The three diplomats were discussing how to counter Iran’s “malign influence and provocative behaviour”, according to a statement from the White House, something which is of strategic importance to all three countries.
The statement read: “Senior officials from the Department of State, the Department of Defense, the Department of the Treasury, and the intelligence community participated in the meeting. The leaders agreed to meet trilaterally on a regular basis to develop and implement joint frameworks to mitigate threats to regional security and to bring greater peace, stability, and prosperity to the Middle East.”
The three also held discussions about the war on terror and agreed on several joint measures that would counter terrorist groups, according to unnamed sources for the White House.

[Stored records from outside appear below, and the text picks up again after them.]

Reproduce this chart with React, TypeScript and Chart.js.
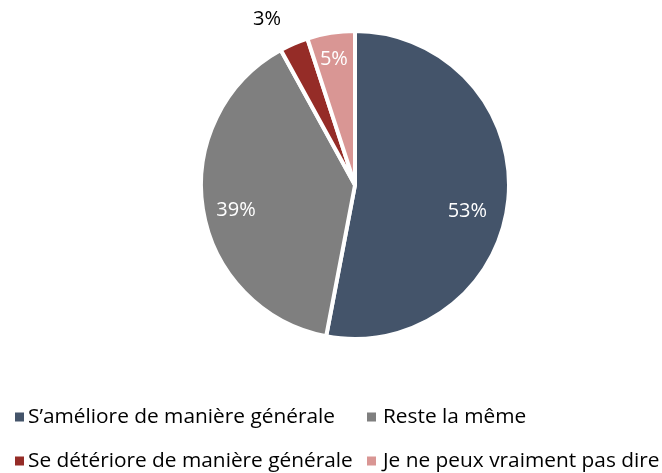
import React, { useEffect, useRef } from "react";
import { Chart, registerables } from "chart.js";

Chart.register(...registerables);

const categories = [
  "S\u2019améliore de manière générale",
  "Reste la même",
  "Se détériore de manière générale",
  "Je ne peux vraiment pas dire",
];
const values = [53, 39, 3, 5];
const valueLabels = ["53%", "39%", "3%", "5%"];
const colors = ["#44546A", "#7F7F7F", "#952C27", "#D99694"];
const labelColors = ["#FFFFFF", "#FFFFFF", "#000000", "#FFFFFF"];
const labelRadius = [0.75, 0.79, 1.22, 0.83];
const labelAngleShift = [8, -3, -4.5, -0.5];

const FONT = '"Open Sans", "Noto Sans", sans-serif';

const labelPlugin = {
  id: "sliceLabels",
  afterDatasetsDraw(chart: any) {
    const ctx = chart.ctx;
    const meta = chart.getDatasetMeta(0);
    ctx.save();
    ctx.font = `20px ${FONT}`;
    ctx.textAlign = "center";
    ctx.textBaseline = "middle";
    meta.data.forEach((arc: any, i: number) => {
      const p = arc.getProps(["x", "y", "startAngle", "endAngle", "outerRadius"], true);
      const mid = (p.startAngle + p.endAngle) / 2 + (labelAngleShift[i] * Math.PI) / 180;
      const r = p.outerRadius * labelRadius[i];
      ctx.fillStyle = labelColors[i];
      ctx.fillText(valueLabels[i], p.x + Math.cos(mid) * r, p.y + Math.sin(mid) * r);
    });
    ctx.restore();
  },
};

const legendPlugin = {
  id: "customLegend",
  afterDraw(chart: any) {
    const ctx = chart.ctx;
    ctx.save();
    // fit font so the longest label matches the reference width
    ctx.font = `20px ${FONT}`;
    const w = ctx.measureText(categories[2]).width;
    const size = (20 * 325) / w;
    ctx.font = `${size}px ${FONT}`;
    ctx.textBaseline = "middle";
    ctx.textAlign = "left";
    const colX = [15, 367];
    const rowY = [417, 461];
    categories.forEach((c, i) => {
      const col = i % 2;
      const row = Math.floor(i / 2);
      ctx.fillStyle = colors[i];
      ctx.fillRect(colX[col], rowY[row] - 4.5, 9, 9);
      ctx.fillStyle = "#000000";
      ctx.fillText(c, colX[col] + (col === 0 ? 13 : 16), rowY[row]);
    });
    ctx.restore();
  },
};

export default function App() {
  const ref = useRef<HTMLCanvasElement>(null);
  useEffect(() => {
    if (!ref.current) return;
    const chart = new Chart(ref.current, {
      type: "pie",
      data: {
        labels: categories,
        datasets: [
          {
            data: values,
            backgroundColor: colors,
            borderColor: "#FFFFFF",
            borderWidth: 4,
            radius: 154,
          } as any,
        ],
      },
      options: {
        animation: false,
        responsive: false,
        rotation: 0,
        layout: { padding: { left: 195, right: 147, top: 25, bottom: 128 } },
        plugins: {
          legend: { display: false },
          tooltip: { enabled: false },
        },
      },
      plugins: [labelPlugin, legendPlugin],
    });
    return () => chart.destroy();
  }, []);
  return (
    <div style={{ position: "fixed", left: 0, top: 0, width: 662, height: 473, background: "#fff" }}>
      <canvas ref={ref} width={662} height={473} style={{ width: 662, height: 473 }} />
    </div>
  );
}
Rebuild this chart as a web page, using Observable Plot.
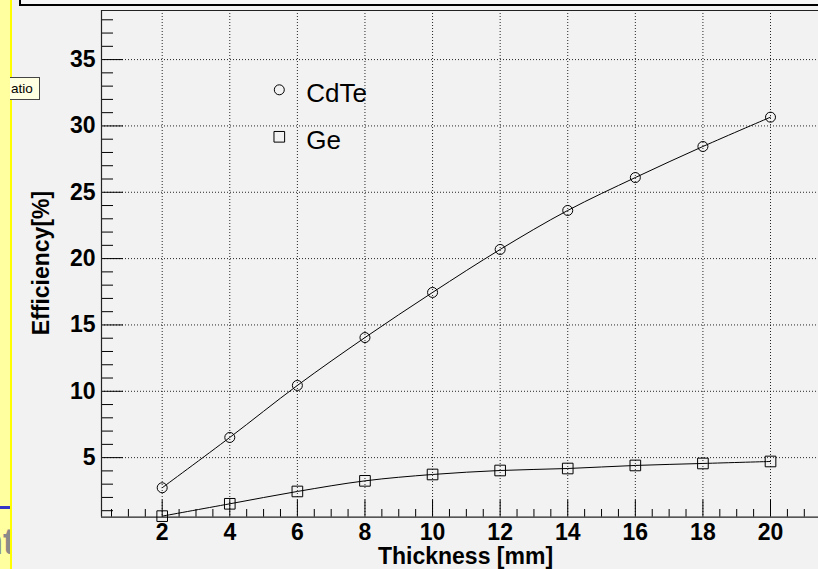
<!DOCTYPE html>
<html>
<head>
<meta charset="utf-8">
<script src="https://cdn.jsdelivr.net/npm/d3@7"></script>
<script src="https://cdn.jsdelivr.net/npm/@observablehq/plot@0.6"></script>
<style>
  html, body { margin: 0; padding: 0; background: #f2f2f2; }
  #wrap { position: relative; width: 818px; height: 569px; overflow: hidden; background: #f2f2f2; font-family: "Liberation Sans", Arial, sans-serif; }
  #chart { position: absolute; left: 0; top: 0; }
  .deco { position: absolute; }
</style>
</head>
<body>
<div id="wrap">
  <div id="chart"></div>
  <div class="deco" style="left:19px; top:-4px; width:820px; height:6px; border:2px solid #000; background:#f7f7f7;"></div>
  <div class="deco" style="left:0; top:0; width:10px; height:569px; background:#ffffa0;"></div>
  <div class="deco" style="left:10px; top:0; width:2px; height:569px; background:#ffff00;"></div>
  <div class="deco" style="left:0; top:506px; width:10px; height:3px; background:#3535c8;"></div>
  <div class="deco" style="left:0; top:520px; width:10px; height:45px; overflow:hidden;">
    <div style="position:absolute; left:-19px; top:4px; font:bold 36px/36px 'Liberation Sans', Arial, sans-serif; color:#8a8a8a; white-space:nowrap;">nt</div>
  </div>
  <div class="deco" style="left:10px; top:77px; width:28px; height:21px; background:#ffffe1; border:1px solid #444; border-left:none; font:13.5px/21px 'Liberation Sans', Arial, sans-serif; color:#000; padding-left:1px; box-sizing:content-box;">atio</div>
</div>
<script>
// ---- data ----
const thickness = [2, 4, 6, 8, 10, 12, 14, 16, 18, 20];
const cdteEff = [2.73, 6.52, 10.44, 14.05, 17.45, 20.69, 23.63, 26.11, 28.45, 30.66];
const geEff = [0.59, 1.52, 2.45, 3.25, 3.73, 4.03, 4.18, 4.41, 4.56, 4.71];
const seriesNames = ["CdTe", "Ge"];
const xTickLabels = [2, 4, 6, 8, 10, 12, 14, 16, 18, 20];
const yTickLabels = [5, 10, 15, 20, 25, 30, 35];
const xTitle = "Thickness [mm]";
const yTitle = "Efficiency[%]";

const xDomain = [0.204, 21.42];
const yDomain = [0.51, 38.7];
const xMinor = d3.range(0.5, 21.01, 0.5).filter(v => !xTickLabels.includes(v));
const yMinor = d3.range(1, 39, 1).filter(v => !yTickLabels.includes(v));

const W = 818, H = 569;
const mL = 101, mR = 0, mT = 10, mB = 52.3;
const plotW = W - mL - mR, plotH = H - mT - mB;

const cdte = thickness.map((t, i) => ({x: t, y: cdteEff[i]}));
const ge = thickness.map((t, i) => ({x: t, y: geEff[i]}));

const font = "'Liberation Sans', Arial, Helvetica, sans-serif";
const grid = {stroke: "#000", strokeOpacity: 0.85, strokeDasharray: "1,2", strokeWidth: 1};

const legendMarks = [];
const legendSymbols = ["circle", "square"];
const legendR = [5, 6];
seriesNames.forEach((name, i) => {
  legendMarks.push(Plot.dot([name], {frameAnchor: "top-left", dx: 177.8, dy: [79.3, 126.3][i], symbol: legendSymbols[i], r: legendR[i], stroke: "#000", strokeWidth: 1, fill: "none"}));
  legendMarks.push(Plot.text([name], {frameAnchor: "top-left", dx: 204.8, dy: [83.4, 130][i], text: d => d, textAnchor: "start", lineAnchor: "middle", fontSize: 26, fontFamily: font, fill: "#000"}));
});

const chart = Plot.plot({
  width: W, height: H,
  marginLeft: mL, marginRight: mR, marginTop: mT, marginBottom: mB,
  style: {background: "#f2f2f2", fontFamily: font, overflow: "visible"},
  x: {domain: xDomain},
  y: {domain: yDomain},
  marks: [
    Plot.gridX(xTickLabels, {...grid}),
    Plot.gridY(yTickLabels, {...grid}),
    // tick marks (inside the frame)
    Plot.ruleX(xTickLabels, {x: d => d, insetTop: plotH - 17, stroke: "#000", strokeWidth: 1}),
    Plot.ruleX(xMinor, {x: d => d, insetTop: plotH - 7.7, stroke: "#000", strokeWidth: 1}),
    Plot.ruleY(yTickLabels, {y: d => d, insetRight: plotW - 22, stroke: "#000", strokeWidth: 1}),
    Plot.ruleY(yMinor, {y: d => d, insetRight: plotW - 12, stroke: "#000", strokeWidth: 1}),
    // frame lines
    Plot.ruleX([xDomain[0]], {stroke: "#222", strokeWidth: 1.2}),
    Plot.ruleY([yDomain[0]], {stroke: "#222", strokeWidth: 1.2}),
    Plot.ruleY([yDomain[1]], {stroke: "#222", strokeWidth: 1.2}),
    // axes
    Plot.axisX(xTickLabels, {tickSize: 0, tickPadding: 6.5, label: null, fontSize: 23, fontWeight: "bold", fontFamily: font, fill: "#000"}),
    Plot.axisY(yTickLabels, {tickSize: 0, tickPadding: 6, label: null, fontSize: 23, fontWeight: "bold", fontFamily: font, fill: "#000"}),
    // axis titles
    Plot.text([xTitle], {frameAnchor: "bottom", text: d => d, dx: 5.5, dy: 30, lineAnchor: "top", textAnchor: "middle", fontSize: 23, fontWeight: "bold", fontFamily: font, fill: "#000"}),
    Plot.text([yTitle], {frameAnchor: "left", text: d => d, dx: -59.9, dy: -0.8, rotate: -90, lineAnchor: "middle", textAnchor: "middle", fontSize: 23, fontWeight: "bold", fontFamily: font, fill: "#000"}),
    // data
    Plot.line(cdte, {x: "x", y: "y", curve: "catmull-rom", stroke: "#000", strokeWidth: 1}),
    Plot.line(ge, {x: "x", y: "y", curve: "catmull-rom", stroke: "#000", strokeWidth: 1}),
    Plot.dot(cdte, {x: "x", y: "y", symbol: "circle", r: 5, stroke: "#000", strokeWidth: 1, fill: "none"}),
    Plot.dot(ge, {x: "x", y: "y", symbol: "square", r: 6, stroke: "#000", strokeWidth: 1, fill: "none"}),
    ...legendMarks
  ]
});
document.getElementById("chart").appendChild(chart);
</script>
</body>
</html>
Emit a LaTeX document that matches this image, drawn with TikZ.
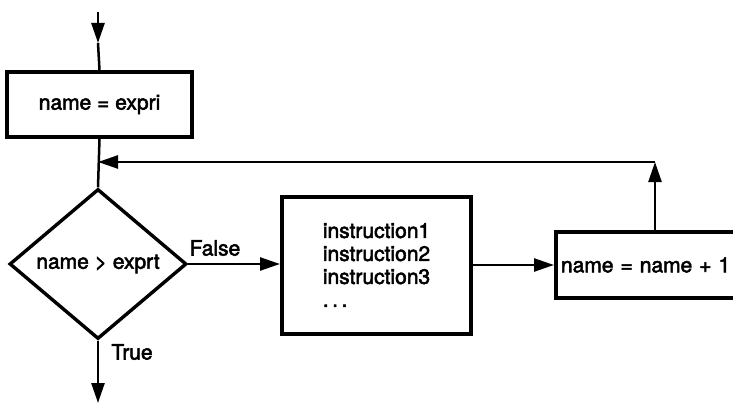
\documentclass[tikz,border=0pt]{standalone}
\usepackage{fontspec}
\setmainfont{TeX Gyre Heros}
\newfontfamily\flowfam{TeX Gyre Heros}[FakeBold=2.5]
\usetikzlibrary{arrows.meta,shapes.geometric}
\newcommand\flowfont{\flowfam\fontsize{21}{23}\selectfont}
\tikzset{%
  box/.style={draw,line width=4pt,inner sep=0pt,font=\flowfont},
  test/.style={diamond,draw,line width=3.4pt,inner sep=0pt,aspect=1.2,font=\flowfont},
  flow/.style={line width=2.5pt,-{Triangle[length=20pt,width=13pt]}},
  link/.style={line width=2.5pt},
  tag/.style={font=\flowfont}
}

\begin{document}
\begin{tikzpicture}[x=1pt,y=-1pt]
  \clip (0,0) rectangle (733,404);
  % Boxes
  \node[box,minimum width=185pt,minimum height=65pt] (init) at (99.5,104.5) {name = expri};
  \node[test,minimum width=177pt,minimum height=150pt] (cond) at (98,264) {name > exprt};
  \node[box,minimum width=189pt,minimum height=137pt,align=left] (body) at (376.5,265)
    {instruction1\\instruction2\\instruction3\\.\,.\,.};
  \node[box,minimum width=198pt,minimum height=66pt,text width=188pt,align=left] (incr) at (655,265)
    {name = name + 1};
  % Labels
  \node[tag] (no) at (215,248) {False};
  \node[tag] (yes) at (132,352) {True};
  % Connectors
  \coordinate (in) at (98,12);
  \coordinate (inTip) at (98,43);
  \coordinate (join) at (98,162);
  \coordinate (turn) at (incr.north |- join);
  \coordinate (out) at (98,403);
  \draw[flow] (in) -- (inTip);
  \draw[link] (inTip) -- (init.north);
  \draw[link] (init.south) -- (cond.north);
  \draw[flow] (cond.east) -- (cond.east -| body.west);
  \draw[flow] (body.east) -- (incr.west);
  \draw[flow] (incr.north) -- (turn);
  \draw[flow] (turn) -- (join);
  \draw[flow] (cond.south) -- (out);
\end{tikzpicture}
\end{document}
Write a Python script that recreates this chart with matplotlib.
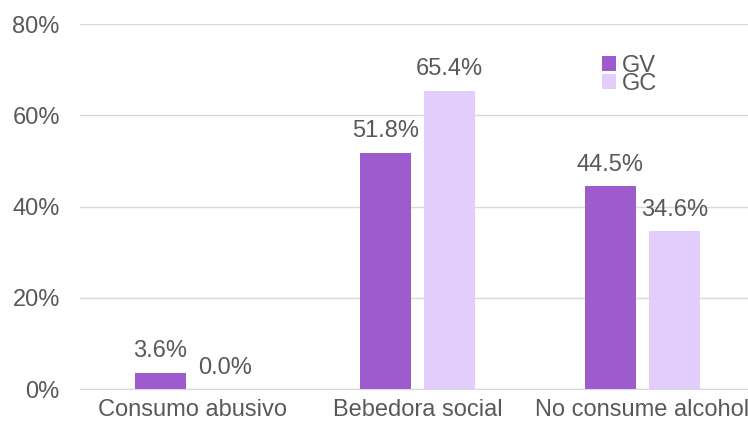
import numpy as np
import matplotlib.pyplot as plt

plt.rcParams['font.family'] = ['Liberation Sans', 'DejaVu Sans']

categorias = ['Consumo abusivo', 'Bebedora social', 'No consume alcohol']
gv = [3.6, 51.8, 44.5]
gc = [0.0, 65.4, 34.6]

color_gv = '#9E5BCD'
color_gc = '#E3CDFD'
gris = '#595959'
fs = 17

fig = plt.figure(figsize=(7.48, 4.29), dpi=100)
ax = fig.add_axes([80 / 748, 1 - 389 / 429, 675 / 748, 365 / 429])

x = np.arange(len(categorias))
ancho = 0.227
desp = 0.143

b1 = ax.bar(x - desp, gv, ancho, color=color_gv, label='GV')
b2 = ax.bar(x + desp, gc, ancho, color=color_gc, label='GC')

for barras in (b1, b2):
    for b in barras:
        v = b.get_height()
        ax.annotate(f'{v:.1f}%', (b.get_x() + b.get_width() / 2, v),
                    xytext=(0, 7.5), textcoords='offset points',
                    ha='center', va='bottom', fontsize=fs, color=gris)

ax.set_xlim(-0.5, 2.5)
ax.set_ylim(0, 80)
ax.set_yticks([0, 20, 40, 60, 80])
ax.set_yticklabels([f'{t}%' for t in [0, 20, 40, 60, 80]])
ax.set_xticks(x)
ax.set_xticklabels(categorias)
ax.tick_params(axis='both', length=0, labelsize=fs, labelcolor=gris)
ax.tick_params(axis='y', pad=14.5)
ax.tick_params(axis='x', pad=7)

ax.grid(axis='y', color='#D9D9D9', linewidth=1)
ax.set_axisbelow(True)
for lado in ['top', 'right', 'left']:
    ax.spines[lado].set_visible(False)
ax.spines['bottom'].set_color('#D9D9D9')

ax.legend(loc='upper left', bbox_to_anchor=(0.756, 0.948), frameon=False,
          fontsize=fs, labelcolor=gris, handlelength=0.6, handleheight=0.6,
          handletextpad=0.25, labelspacing=-0.15, borderpad=0)

fig.savefig('out.png', dpi=100)
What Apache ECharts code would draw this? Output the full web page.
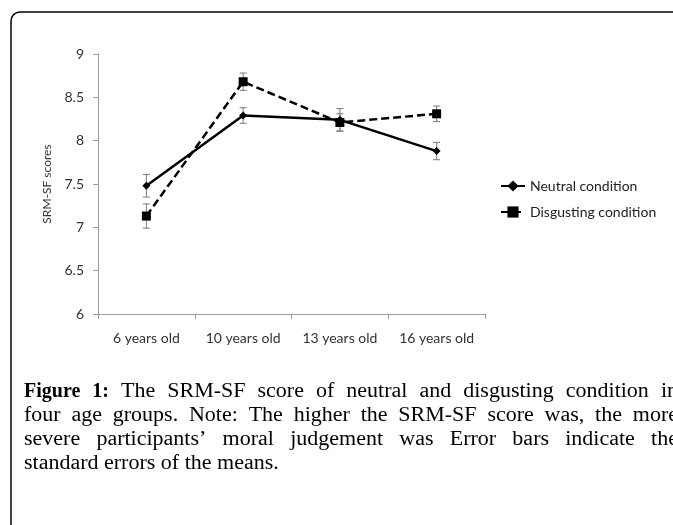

During one meeting, the National Security Adviser of Afghanistan met with his three counterparts to discuss a partnership with Afghanistan to support the Afghan government and agree on conditions for an enduring peace settlement.
Saudi Crown Prince
One official from the Donald Trump Administration said that this announcement about the forming of a tripartite committee came at the same time as Saudi Crown Prince Mohammed bin Salman ’s visit to the US.
Last week, Prince Mohammed met with Trump to discuss the situation in Yemen, where Iran is supporting the Houthi terrorists who took over the capital Sanaa in 2015, and agreed that finding a political solution to the crisis was best. Prince Mohammed also urged Trump to get tough on Iran.
The White House said: “On Yemen, the president and the crown prince discussed the threat the Houthis pose to the region, assisted by the Iranian Islamic Revolutionary Guards Corps. The leaders discussed additional steps to address the humanitarian situation and agreed that a political resolution to the conflict is ultimately necessary to meet the needs of the Yemeni people.”
Saudi Arabia is leading an Arab Coalition to restore the legitimate government and in response the Houthi militia has been firing Iranian-made ballistic missiles at the Kingdom. Just last weekend, the Houthis sent seven missiles, which killed one and injured two.
Meanwhile, the US Senate rejected a bill to withdraw US intelligence and reconnaissance support from the Yemeni Civil War, a move that would have reduced US support for the Arab Coalition if passed.